Professor's role focuses on impact of NSF-funded broadband project

Hilal Atasoy, whose research focuses on information systems and data analytics, will serve as the academic partner in a broadband solutions project that has attracted funding from the National Science Foundation.

When the non-profit U.S. Ignite was looking for an academic partner to help measure the impact of providing Internet connectivity to a group of underserved communities in the U.S., they turned to Rutgers Business School professor Hilal Atasoy.

Atasoy, who is part of the accounting and information systems faculty, is now at the center of an ambitious effort fueled by a $1.9 million grant from the National Science Foundation.

“I’m really excited to be part of this project because it’s very impactful,” Atasoy said. "It’s going to affect these people’s lives in a real way.”

From a researcher’s point of view, she said, it’s almost impossible to randomly find a place that is suddenly getting technology so the impacts can be measured without having to be teased out. “This is a great opportunity because we’re the ones bringing the technology,” she said, “and we can measure the situation before and the outcomes after to make a comparison.”

Known as OVERCOME – cOnnectiVity for undERserved COMmunitiEs – the project will launch proof-of-concept efforts for deploying novel broadband technology solutions in five underserved or unserved communities across the U.S. The idea is to generate information about how community teams can effectively deploy wireless technology so that the same techniques can be used in larger scale efforts.

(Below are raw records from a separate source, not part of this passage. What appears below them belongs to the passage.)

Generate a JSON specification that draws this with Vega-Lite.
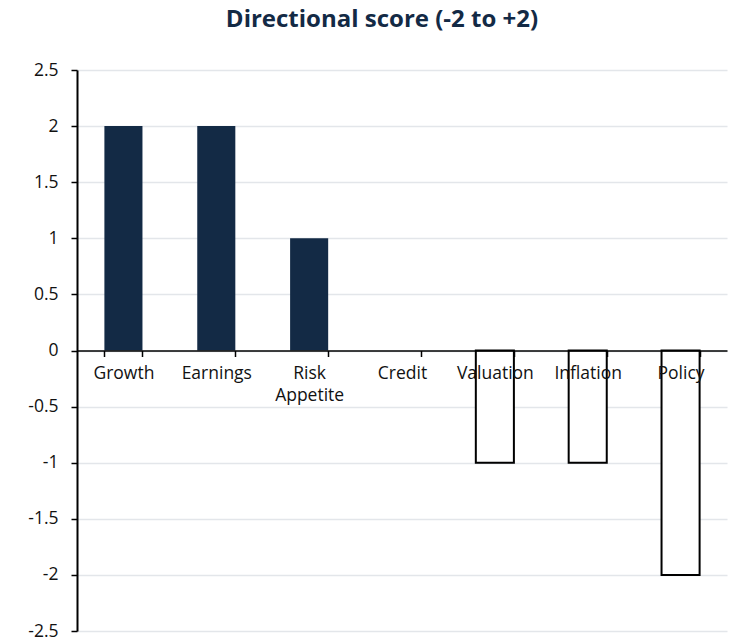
{
  "$schema": "https://vega.github.io/schema/vega-lite/v6.json",
  "width": 650,
  "height": 561,
  "autosize": {"type": "none"},
  "padding": {"left": 77, "top": 70, "right": 9, "bottom": 10},
  "background": "white",
  "view": {"stroke": null},
  "title": {
    "text": "Directional score (-2 to +2)",
    "font": "Open Sans",
    "fontSize": 24,
    "fontWeight": "bold",
    "color": "#132a45",
    "anchor": "middle",
    "frame": "group",
    "baseline": "alphabetic",
    "offset": 10,
    "dx": -20
  },
  "data": {
    "values": [
      {"factor": "Growth", "score": 2},
      {"factor": "Earnings", "score": 2},
      {"factor": "Risk Appetite", "score": 1},
      {"factor": "Credit", "score": 0},
      {"factor": "Valuation", "score": -1},
      {"factor": "Inflation", "score": -1},
      {"factor": "Policy", "score": -2}
    ]
  },
  "mark": {"type": "bar", "strokeWidth": 2},
  "encoding": {
    "x": {
      "field": "factor",
      "type": "nominal",
      "sort": null,
      "scale": {"paddingInner": 0.59, "paddingOuter": 0.295},
      "axis": {
        "orient": "bottom",
        "offset": -280.5,
        "title": null,
        "labelAngle": 0,
        "tickBand": "extent",
        "grid": false,
        "zindex": 1,
        "domainColor": "black",
        "domainWidth": 1.5,
        "tickColor": "black",
        "tickWidth": 1.5,
        "tickSize": 6,
        "labelFont": "Open Sans",
        "labelFontSize": 17.5,
        "labelColor": "#111111",
        "labelPadding": 8,
        "labelBaseline": "top",
        "labelLineHeight": 22,
        "labelExpr": "datum.value == 'Risk Appetite' ? ['Risk', 'Appetite'] : datum.value"
      }
    },
    "y": {
      "field": "score",
      "type": "quantitative",
      "scale": {"domain": [-2.5, 2.5], "nice": false, "zero": true},
      "axis": {
        "title": null,
        "values": [-2.5, -2, -1.5, -1, -0.5, 0, 0.5, 1, 1.5, 2, 2.5],
        "labelExpr": "'' + datum.value",
        "grid": true,
        "gridColor": "#e3e6ea",
        "gridWidth": 1.5,
        "domainColor": "black",
        "domainWidth": 2,
        "tickColor": "black",
        "tickWidth": 1.5,
        "tickSize": 6,
        "labelFont": "Open Sans",
        "labelFontSize": 17.5,
        "labelColor": "#111111",
        "labelPadding": 13
      }
    },
    "fill": {
      "condition": {"test": "datum.score > 0", "value": "#132a45"},
      "value": "white"
    },
    "stroke": {
      "condition": {"test": "datum.score < 0", "value": "black"},
      "value": null
    }
  }
}
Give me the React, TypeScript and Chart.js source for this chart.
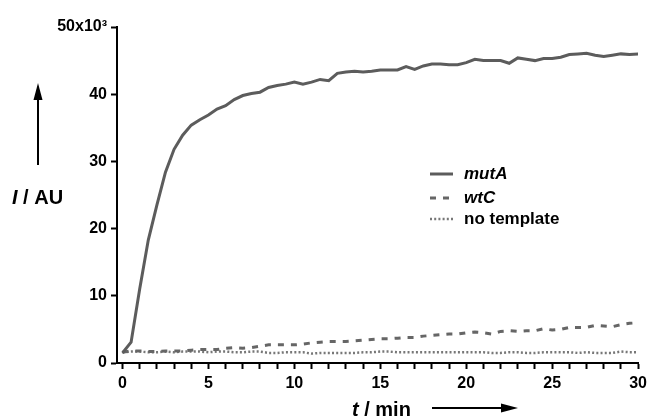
import React, { useEffect, useRef } from "react";
import { Chart, registerables } from "chart.js";

Chart.register(...registerables);

const times = [
  0, 0.5, 1, 1.5, 2, 2.5, 3, 3.5, 4, 4.5, 5, 5.5, 6, 6.5, 7, 7.5, 8, 8.5, 9, 9.5,
  10, 10.5, 11, 11.5, 12, 12.5, 13, 13.5, 14, 14.5, 15, 15.5, 16, 16.5, 17, 17.5,
  18, 18.5, 19, 19.5, 20, 20.5, 21, 21.5, 22, 22.5, 23, 23.5, 24, 24.5, 25, 25.5,
  26, 26.5, 27, 27.5, 28, 28.5, 29, 29.5, 30,
];

const mutA = [
  1.5, 3.1, 11.0, 18.3, 23.5, 28.4, 31.8, 33.9, 35.4, 36.2, 36.9, 37.8, 38.3, 39.2,
  39.8, 40.1, 40.3, 41.0, 41.3, 41.5, 41.8, 41.5, 41.8, 42.2, 42.0, 43.1, 43.3, 43.4,
  43.3, 43.4, 43.6, 43.6, 43.6, 44.1, 43.7, 44.2, 44.5, 44.5, 44.4, 44.4, 44.7, 45.2,
  45.0, 45.0, 45.0, 44.6, 45.4, 45.2, 45.0, 45.3, 45.3, 45.5, 45.9, 46.0, 46.1, 45.8,
  45.6, 45.8, 46.0, 45.9, 46.0,
];

const wtC = [
  1.6, 1.8, 1.8, 1.7, 1.7, 1.8, 1.8, 1.8, 1.9, 2.0, 2.0, 2.0, 2.2, 2.3, 2.2, 2.3,
  2.5, 2.7, 2.7, 2.7, 2.7, 2.8, 3.0, 3.1, 3.2, 3.2, 3.2, 3.3, 3.4, 3.5, 3.6, 3.6,
  3.7, 3.8, 3.8, 4.0, 4.1, 4.2, 4.3, 4.3, 4.5, 4.6, 4.5, 4.3, 4.7, 4.8, 4.7, 4.8,
  4.8, 5.1, 4.9, 5.0, 5.3, 5.3, 5.3, 5.6, 5.5, 5.4, 5.7, 5.9, 6.0,
];

const noTemplate = [
  1.6, 1.7, 1.7, 1.6, 1.6, 1.7, 1.6, 1.7, 1.7, 1.7, 1.6, 1.7, 1.7, 1.6, 1.6, 1.7,
  1.7, 1.5, 1.5, 1.6, 1.6, 1.6, 1.4, 1.5, 1.5, 1.5, 1.5, 1.5, 1.6, 1.6, 1.7, 1.7,
  1.6, 1.6, 1.6, 1.6, 1.6, 1.6, 1.6, 1.6, 1.6, 1.6, 1.6, 1.5, 1.5, 1.6, 1.6, 1.5,
  1.5, 1.6, 1.6, 1.6, 1.6, 1.5, 1.6, 1.5, 1.5, 1.5, 1.7, 1.6, 1.6,
];

const seriesLabels = ["mutA", "wtC", "no template"];
const seriesItalic = [true, true, false];
const seriesColors = ["#5c5c5c", "#666666", "#777777"];
const seriesWidths = [3, 3, 2.5];
const seriesDashes: number[][] = [[], [6, 7], [2, 2.2]];

const yMax = 50;
const yStep = 10;
const yTopLabel = "50x10³";
const xMin = -0.32;
const xMax = 30;
const xMajorEvery = 5;

const yTitleItalic = "I";
const yTitleRest = " / AU";
const xTitleItalic = "t";
const xTitleRest = " / min";

const FONT = "'Liberation Sans', Arial, Helvetica, sans-serif";

const overlayPlugin = {
  id: "overlay",
  afterDraw(chart: any) {
    const ctx = chart.ctx as CanvasRenderingContext2D;
    ctx.save();
    ctx.fillStyle = "#000";
    ctx.strokeStyle = "#000";

    // Y title
    ctx.textBaseline = "alphabetic";
    ctx.textAlign = "left";
    let x = 12;
    const yb = 204;
    ctx.font = `italic bold 20px ${FONT}`;
    ctx.fillText(yTitleItalic, x, yb);
    x += ctx.measureText(yTitleItalic).width;
    ctx.font = `bold 20px ${FONT}`;
    ctx.fillText(yTitleRest, x, yb);

    // up arrow
    ctx.lineWidth = 2;
    ctx.beginPath();
    ctx.moveTo(38, 165);
    ctx.lineTo(38, 96);
    ctx.stroke();
    ctx.beginPath();
    ctx.moveTo(38, 83);
    ctx.lineTo(33.5, 100);
    ctx.lineTo(42.5, 100);
    ctx.closePath();
    ctx.fill();

    // X title
    let tx = 352;
    const tb = 416;
    ctx.font = `italic bold 20px ${FONT}`;
    ctx.fillText(xTitleItalic, tx, tb);
    tx += ctx.measureText(xTitleItalic).width;
    ctx.font = `bold 20px ${FONT}`;
    ctx.fillText(xTitleRest, tx, tb);

    // right arrow
    ctx.beginPath();
    ctx.moveTo(432, 408);
    ctx.lineTo(505, 408);
    ctx.stroke();
    ctx.beginPath();
    ctx.moveTo(518, 408);
    ctx.lineTo(501, 403.5);
    ctx.lineTo(501, 412.5);
    ctx.closePath();
    ctx.fill();

    // Legend
    const rows = [174, 198, 219];
    ctx.textBaseline = "middle";
    seriesLabels.forEach((label, i) => {
      const y = rows[i];
      ctx.save();
      ctx.strokeStyle = seriesColors[i];
      ctx.lineWidth = seriesWidths[i];
      ctx.setLineDash(seriesDashes[i]);
      ctx.beginPath();
      ctx.moveTo(430, y);
      ctx.lineTo(453, y);
      ctx.stroke();
      ctx.restore();
      ctx.fillStyle = "#000";
      ctx.font = `${seriesItalic[i] ? "italic " : ""}bold 17px ${FONT}`;
      ctx.fillText(label, 464, y);
    });

    ctx.restore();
  },
};

export default function App() {
  const ref = useRef<HTMLCanvasElement | null>(null);

  useEffect(() => {
    if (!ref.current) return;
    const series = [mutA, wtC, noTemplate];
    const chart = new Chart(ref.current, {
      type: "line",
      data: {
        datasets: series.map((vals, i) => ({
          label: seriesLabels[i],
          data: times.map((t, k) => ({ x: t, y: vals[k] })),
          borderColor: seriesColors[i],
          borderWidth: seriesWidths[i],
          borderDash: seriesDashes[i],
          pointRadius: 0,
          tension: 0,
          fill: false,
        })),
      },
      options: {
        responsive: false,
        animation: false,
        events: [],
        layout: { padding: { left: 0, right: 12, top: 27, bottom: 0 } },
        plugins: {
          legend: { display: false },
          tooltip: { enabled: false },
          title: { display: false },
        },
        scales: {
          x: {
            type: "linear",
            min: xMin,
            max: xMax,
            afterFit: (s: any) => {
              s.height = 56;
            },
            border: { display: true, color: "#000", width: 2 },
            grid: {
              display: true,
              drawOnChartArea: false,
              drawTicks: true,
              tickLength: 6,
              tickColor: "#000",
              tickWidth: 2,
            },
            ticks: {
              stepSize: 1,
              includeBounds: false,
              autoSkip: false,
              maxRotation: 0,
              padding: 5,
              color: "#000",
              font: { family: FONT, size: 16, weight: "bold" },
              callback: (v: any) => (Number(v) % xMajorEvery === 0 ? String(v) : ""),
            },
          },
          y: {
            type: "linear",
            min: 0,
            max: yMax,
            afterFit: (s: any) => {
              s.width = 117;
            },
            border: { display: true, color: "#000", width: 2 },
            grid: {
              display: true,
              drawOnChartArea: false,
              drawTicks: true,
              tickLength: 6,
              tickColor: "#000",
              tickWidth: 2,
            },
            ticks: {
              stepSize: yStep,
              padding: 4,
              color: "#000",
              font: { family: FONT, size: 16, weight: "bold" },
              callback: (v: any) => (Number(v) === yMax ? yTopLabel : String(v)),
            },
          },
        },
      },
      plugins: [overlayPlugin],
    });
    return () => chart.destroy();
  }, []);

  return (
    <div style={{ position: "absolute", left: 0, top: 0, width: 652, height: 419, background: "#fff" }}>
      <canvas ref={ref} width={652} height={419} style={{ display: "block" }} />
    </div>
  );
}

Update: The NSF announced in early 2021 that seven community projects were selected to participate in Project OVERCOME's proof-of-concept efforts, stretching from upstate New York and Puerto Rico to Oregon. The NSF also increased its funding to $2.25 million with $450,000 coming from Schmidt Futures to extend the geographic reach of the project.  

Estimates put the number of urban residents without adequate internet access at 3.8 million. In rural areas, the number is even higher – an estimated 14.4 million. The coronavirus pandemic has made finding ways to provide broadband to everyone a national priority, according to U.S. Ignite’s project summary.

Professor Hilal Atasoy

While numerous federal and state programs are currently working to subsidize build outs to address the broadband deserts, they are large-scale and long-term projects. U.S. Ignite plans a more expedited project (18 months) with a mix of technical approaches and different local and industry partners. The five communities will be a combination of rural and urban in different regions of the country.

Atasoy’s work will begin with the selection of the communities so she can carry out before and after comparisons about how new Internet capability impacted education and job opportunities as well as access to healthcare for residents

“Internet connectivity is important, but we realize it’s even more important during this difficult time,” Atasoy said. “This will produce a lot of good data for academic projects and papers.”

Atasoy’s previous research has evaluated the impact of broadband on the local economy. This is her first project with Joseph Kochan and William Wallace, who are both from U.S. IGNITE, which is based in Washington D.C. Kochan will serve as the principal investigator on the project.